What you are asked to do
Pictures stay out; everything else in the records below is copied exactly.

───── Data supplied ─────

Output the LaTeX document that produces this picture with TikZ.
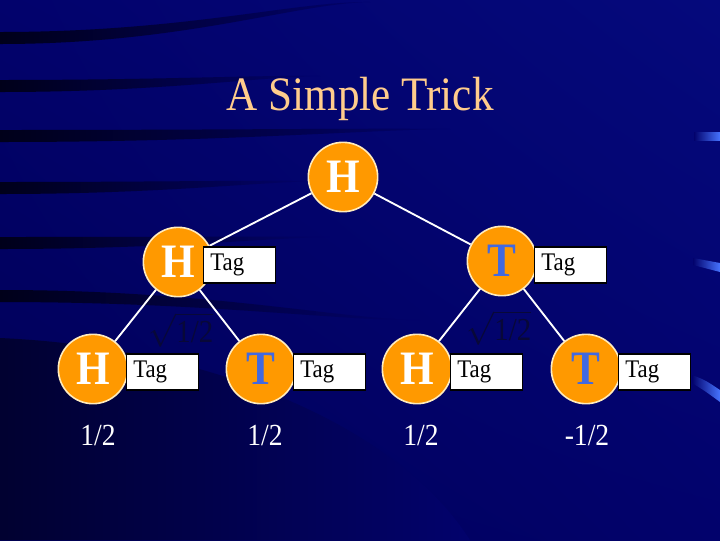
\documentclass[tikz,border=0pt]{standalone}
\usepackage{fontspec}
\setmainfont{Liberation Serif}[FakeStretch=0.9]
\usetikzlibrary{shadings}
\definecolor{bgblue}{RGB}{2,2,108}
\definecolor{bgdark}{RGB}{0,0,85}
\definecolor{bglight}{RGB}{5,9,124}
\definecolor{streak}{RGB}{0,0,26}
\definecolor{barblue}{RGB}{70,115,255}
\definecolor{coinorange}{RGB}{255,153,0}
\definecolor{coinrim}{RGB}{255,236,190}
\definecolor{tailblue}{RGB}{65,105,225}
\definecolor{titlepeach}{RGB}{255,204,140}
\definecolor{sqrtdark}{RGB}{8,8,56}
\tikzset{
  coin/.style={circle,fill=coinorange,draw=coinrim,line width=1.2pt,minimum size=52pt,inner sep=0pt,
    font=\bfseries\fontsize{36}{36}\selectfont},
  heads/.style={coin,text=white},
  tails/.style={coin,text=tailblue},
  tag/.style={anchor=west,draw=black,fill=white,line width=0.9pt,minimum height=27pt,inner xsep=5pt,
    inner ysep=0pt,text width=44pt,align=left,font=\fontsize{19}{19}\selectfont},
  edge/.style={white,line width=1.4pt},
  amp/.style={anchor=base,text=white,font=\fontsize{23}{23}\selectfont},
  sqrtlbl/.style={text=sqrtdark,font=\fontsize{24}{24}\selectfont},
  titlelbl/.style={anchor=base,text=titlepeach,font=\fontsize{36}{36}\selectfont}
}
\begin{document}
\begin{tikzpicture}[x=0.75pt,y=-0.75pt]
\useasboundingbox (0,0) rectangle (720,540);
% background
\shade[upper left=bgblue,upper right=bglight,lower left=bgdark,lower right=bgblue] (0,0) rectangle (720,540);
\foreach \ya/\xb/\yb in {38/370/2,86/320/76,136/450/129,188/320/181,243/330/237,296/420/320}
\shade[left color=streak,right color=bgblue] (0,\ya-6)..controls (0.5*\xb,\ya-6) and (0.8*\xb,\yb-1)..(\xb,\yb)
  ..controls (0.8*\xb,\yb+1) and (0.5*\xb,\ya+6)..(0,\ya+6)--cycle;
\shade[left color=black!55!bgblue,right color=bgblue] (0,338)..controls (220,348) and (400,430)..(470,540)--(0,540)--cycle;
\shade[left color=bgblue,right color=barblue] (694,132)--(720,132)--(720,140)--(694,140)--cycle;
\shade[left color=bgblue,right color=barblue] (693,258)--(720,263)--(720,272)--(693,265)--cycle;
\shade[left color=bgblue,right color=barblue] (692,375)..controls (705,380)..(720,390)--(720,402)..controls (705,391)..(692,383)--cycle;

\node[titlelbl] (title) at (360,110) {A Simple Trick};

% coins
\node[heads] (root) at (343,177) {H};
\node[heads] (h1) at (178,262) {H};
\node[tails] (t1) at (502,261) {T};
\node[heads] (hh) at (93,369) {H};
\node[tails] (ht) at (261,369) {T};
\node[heads] (th) at (417,369) {H};
\node[tails] (tt) at (586,369) {T};
\foreach \a/\b in {root/h1,root/t1,h1/hh,h1/ht,t1/th,t1/tt}
\draw[edge] (\a)--(\b);

% tags
\node[tag] (h1tag) at (203,265) {Tag};
\node[tag] (t1tag) at (534,265) {Tag};
\node[tag] (hhtag) at (126,372) {Tag};
\node[tag] (httag) at (293,372) {Tag};
\node[tag] (thtag) at (450,372) {Tag};
\node[tag] (tttag) at (618,372) {Tag};

\node[sqrtlbl] (hsq) at (181,330) {$\sqrt{\mbox{1/2}}$};
\node[sqrtlbl] (tsq) at (499,328) {$\sqrt{\mbox{1/2}}$};

\node[amp] (v1) at (98,445) {1/2};
\node[amp] (v2) at (265,445) {1/2};
\node[amp] (v3) at (421,445) {1/2};
\node[amp] (v4) at (587,445) {-1/2};
\end{tikzpicture}
\end{document}
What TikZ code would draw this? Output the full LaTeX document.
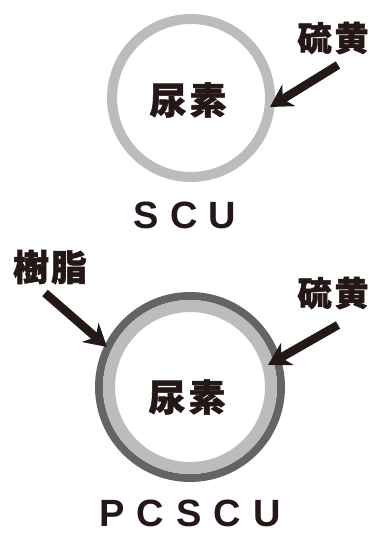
\documentclass[tikz,border=0pt]{standalone}
\usepackage{fontspec}
\setmainfont{Liberation Sans}
\newfontfamily\cjk{Noto Sans CJK JP}[BoldFeatures={FakeBold=1.5}]
\usetikzlibrary{arrows.meta}
\definecolor{ink}{RGB}{35,24,21}
\definecolor{lightring}{RGB}{188,188,188}
\definecolor{darkring}{RGB}{100,100,100}
\tikzset{
  x=1pt, y=1pt,
  cjklabel/.style={text=ink, font=\cjk\bfseries\fontsize{34}{34}\selectfont, inner sep=0pt},
  corelabel/.style={text=ink, font=\cjk\bfseries\fontsize{37}{37}\selectfont, inner sep=0pt},
  namelabel/.style={text=ink, font=\bfseries\fontsize{38}{38}\selectfont, inner sep=0pt},
  bigarrow/.style={draw=ink, line width=8.5pt, -{Stealth[length=22pt, width=25pt, inset=7pt]}},
  ring/.style={circle, inner sep=0pt, outer sep=0pt}
}
\begin{document}
\begin{tikzpicture}
\useasboundingbox (0,0) rectangle (374,535);
% SCU
\node[ring, draw=lightring, line width=10pt, minimum size=158pt] (scu) at (191,437) {};
\node[corelabel] (ureaA) at (188,435) {尿\kern3pt素};
\node[cjklabel] (sulfA) at (333,497) {硫\kern3pt黄};
\coordinate (sulfAtail) at (338,470);
\coordinate (sulfAtip) at (270,428);
\draw[bigarrow] (sulfAtail) -- (sulfAtip);
\node[namelabel] (scuname) at (185,320) {S\hspace{11pt}C\hspace{11pt}U};
% PCSCU
\node[ring, draw=darkring, line width=8pt, minimum size=182pt] (pcscuout) at (190,148) {};
\node[ring, draw=lightring, line width=12pt, minimum size=162pt] (pcscuin) at (190,148) {};
\node[corelabel] (ureaB) at (187,138) {尿\kern3pt素};
\node[cjklabel, font=\cjk\bfseries\fontsize{36}{36}\selectfont] (resin) at (50,268) {樹\kern2pt脂};
\node[cjklabel] (sulfB) at (333,242) {硫\kern3pt黄};
\coordinate (resintail) at (45,242);
\coordinate (resintip) at (107,188);
\coordinate (sulfBtail) at (338,210);
\coordinate (sulfBtip) at (268,170);
\draw[bigarrow] (resintail) -- (resintip);
\draw[bigarrow] (sulfBtail) -- (sulfBtip);
\node[namelabel] (pcscuname) at (190,22) {P\hspace{12pt}C\hspace{12pt}S\hspace{12pt}C\hspace{12pt}U};
\end{tikzpicture}
\end{document}
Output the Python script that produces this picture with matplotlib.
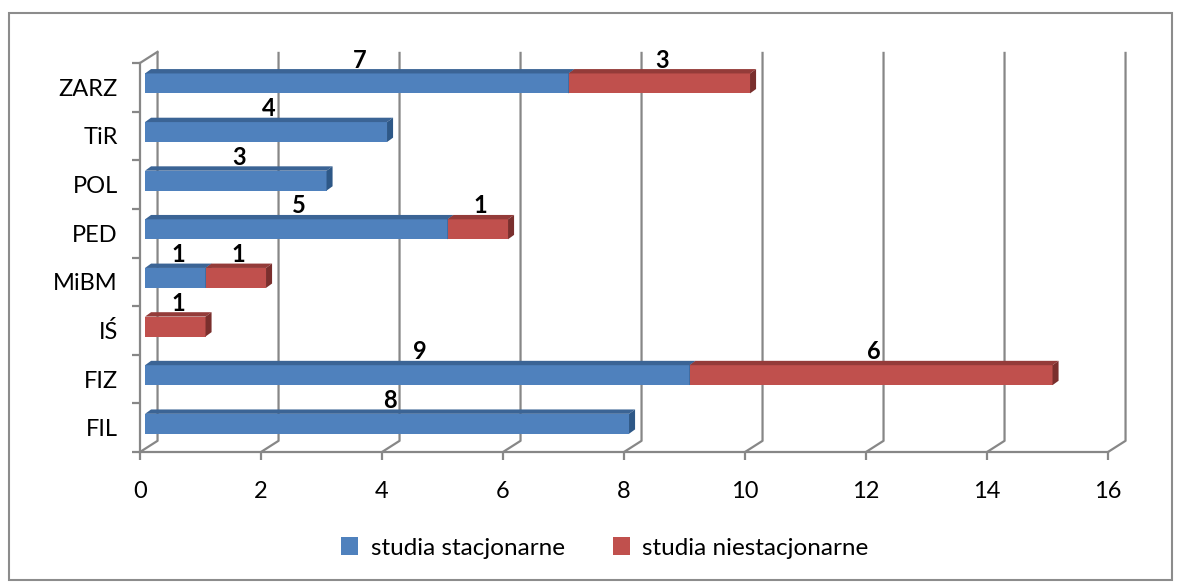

─────

Task answer
Output the LaTeX document that produces this picture with TikZ.
\documentclass[tikz,border=0pt]{standalone}
\usepackage{fontspec}
\setmainfont{Liberation Serif}[FakeStretch=0.9]
\usetikzlibrary{shadings}
\definecolor{bgblue}{RGB}{2,2,108}
\definecolor{bgdark}{RGB}{0,0,85}
\definecolor{bglight}{RGB}{5,9,124}
\definecolor{streak}{RGB}{0,0,26}
\definecolor{barblue}{RGB}{70,115,255}
\definecolor{coinorange}{RGB}{255,153,0}
\definecolor{coinrim}{RGB}{255,236,190}
\definecolor{tailblue}{RGB}{65,105,225}
\definecolor{titlepeach}{RGB}{255,204,140}
\definecolor{sqrtdark}{RGB}{8,8,56}
\tikzset{
  coin/.style={circle,fill=coinorange,draw=coinrim,line width=1.2pt,minimum size=52pt,inner sep=0pt,
    font=\bfseries\fontsize{36}{36}\selectfont},
  heads/.style={coin,text=white},
  tails/.style={coin,text=tailblue},
  tag/.style={anchor=west,draw=black,fill=white,line width=0.9pt,minimum height=27pt,inner xsep=5pt,
    inner ysep=0pt,text width=44pt,align=left,font=\fontsize{19}{19}\selectfont},
  edge/.style={white,line width=1.4pt},
  amp/.style={anchor=base,text=white,font=\fontsize{23}{23}\selectfont},
  sqrtlbl/.style={text=sqrtdark,font=\fontsize{24}{24}\selectfont},
  titlelbl/.style={anchor=base,text=titlepeach,font=\fontsize{36}{36}\selectfont}
}
\begin{document}
\begin{tikzpicture}[x=0.75pt,y=-0.75pt]
\useasboundingbox (0,0) rectangle (720,540);
% background
\shade[upper left=bgblue,upper right=bglight,lower left=bgdark,lower right=bgblue] (0,0) rectangle (720,540);
\foreach \ya/\xb/\yb in {38/370/2,86/320/76,136/450/129,188/320/181,243/330/237,296/420/320}
\shade[left color=streak,right color=bgblue] (0,\ya-6)..controls (0.5*\xb,\ya-6) and (0.8*\xb,\yb-1)..(\xb,\yb)
  ..controls (0.8*\xb,\yb+1) and (0.5*\xb,\ya+6)..(0,\ya+6)--cycle;
\shade[left color=black!55!bgblue,right color=bgblue] (0,338)..controls (220,348) and (400,430)..(470,540)--(0,540)--cycle;
\shade[left color=bgblue,right color=barblue] (694,132)--(720,132)--(720,140)--(694,140)--cycle;
\shade[left color=bgblue,right color=barblue] (693,258)--(720,263)--(720,272)--(693,265)--cycle;
\shade[left color=bgblue,right color=barblue] (692,375)..controls (705,380)..(720,390)--(720,402)..controls (705,391)..(692,383)--cycle;

\node[titlelbl] (title) at (360,110) {A Simple Trick};

% coins
\node[heads] (root) at (343,177) {H};
\node[heads] (h1) at (178,262) {H};
\node[tails] (t1) at (502,261) {T};
\node[heads] (hh) at (93,369) {H};
\node[tails] (ht) at (261,369) {T};
\node[heads] (th) at (417,369) {H};
\node[tails] (tt) at (586,369) {T};
\foreach \a/\b in {root/h1,root/t1,h1/hh,h1/ht,t1/th,t1/tt}
\draw[edge] (\a)--(\b);

% tags
\node[tag] (h1tag) at (203,265) {Tag};
\node[tag] (t1tag) at (534,265) {Tag};
\node[tag] (hhtag) at (126,372) {Tag};
\node[tag] (httag) at (293,372) {Tag};
\node[tag] (thtag) at (450,372) {Tag};
\node[tag] (tttag) at (618,372) {Tag};

\node[sqrtlbl] (hsq) at (181,330) {$\sqrt{\mbox{1/2}}$};
\node[sqrtlbl] (tsq) at (499,328) {$\sqrt{\mbox{1/2}}$};

\node[amp] (v1) at (98,445) {1/2};
\node[amp] (v2) at (265,445) {1/2};
\node[amp] (v3) at (421,445) {1/2};
\node[amp] (v4) at (587,445) {-1/2};
\end{tikzpicture}
\end{document}
What TikZ code would draw this? Output the full LaTeX document.
\documentclass[tikz,border=0pt]{standalone}
\usepackage{fontspec}
\setmainfont{Liberation Sans}
\newfontfamily\cjk{Noto Sans CJK JP}[BoldFeatures={FakeBold=1.5}]
\usetikzlibrary{arrows.meta}
\definecolor{ink}{RGB}{35,24,21}
\definecolor{lightring}{RGB}{188,188,188}
\definecolor{darkring}{RGB}{100,100,100}
\tikzset{
  x=1pt, y=1pt,
  cjklabel/.style={text=ink, font=\cjk\bfseries\fontsize{34}{34}\selectfont, inner sep=0pt},
  corelabel/.style={text=ink, font=\cjk\bfseries\fontsize{37}{37}\selectfont, inner sep=0pt},
  namelabel/.style={text=ink, font=\bfseries\fontsize{38}{38}\selectfont, inner sep=0pt},
  bigarrow/.style={draw=ink, line width=8.5pt, -{Stealth[length=22pt, width=25pt, inset=7pt]}},
  ring/.style={circle, inner sep=0pt, outer sep=0pt}
}
\begin{document}
\begin{tikzpicture}
\useasboundingbox (0,0) rectangle (374,535);
% SCU
\node[ring, draw=lightring, line width=10pt, minimum size=158pt] (scu) at (191,437) {};
\node[corelabel] (ureaA) at (188,435) {尿\kern3pt素};
\node[cjklabel] (sulfA) at (333,497) {硫\kern3pt黄};
\coordinate (sulfAtail) at (338,470);
\coordinate (sulfAtip) at (270,428);
\draw[bigarrow] (sulfAtail) -- (sulfAtip);
\node[namelabel] (scuname) at (185,320) {S\hspace{11pt}C\hspace{11pt}U};
% PCSCU
\node[ring, draw=darkring, line width=8pt, minimum size=182pt] (pcscuout) at (190,148) {};
\node[ring, draw=lightring, line width=12pt, minimum size=162pt] (pcscuin) at (190,148) {};
\node[corelabel] (ureaB) at (187,138) {尿\kern3pt素};
\node[cjklabel, font=\cjk\bfseries\fontsize{36}{36}\selectfont] (resin) at (50,268) {樹\kern2pt脂};
\node[cjklabel] (sulfB) at (333,242) {硫\kern3pt黄};
\coordinate (resintail) at (45,242);
\coordinate (resintip) at (107,188);
\coordinate (sulfBtail) at (338,210);
\coordinate (sulfBtip) at (268,170);
\draw[bigarrow] (resintail) -- (resintip);
\draw[bigarrow] (sulfBtail) -- (sulfBtip);
\node[namelabel] (pcscuname) at (190,22) {P\hspace{12pt}C\hspace{12pt}S\hspace{12pt}C\hspace{12pt}U};
\end{tikzpicture}
\end{document}
Output the Python script that produces this picture with matplotlib.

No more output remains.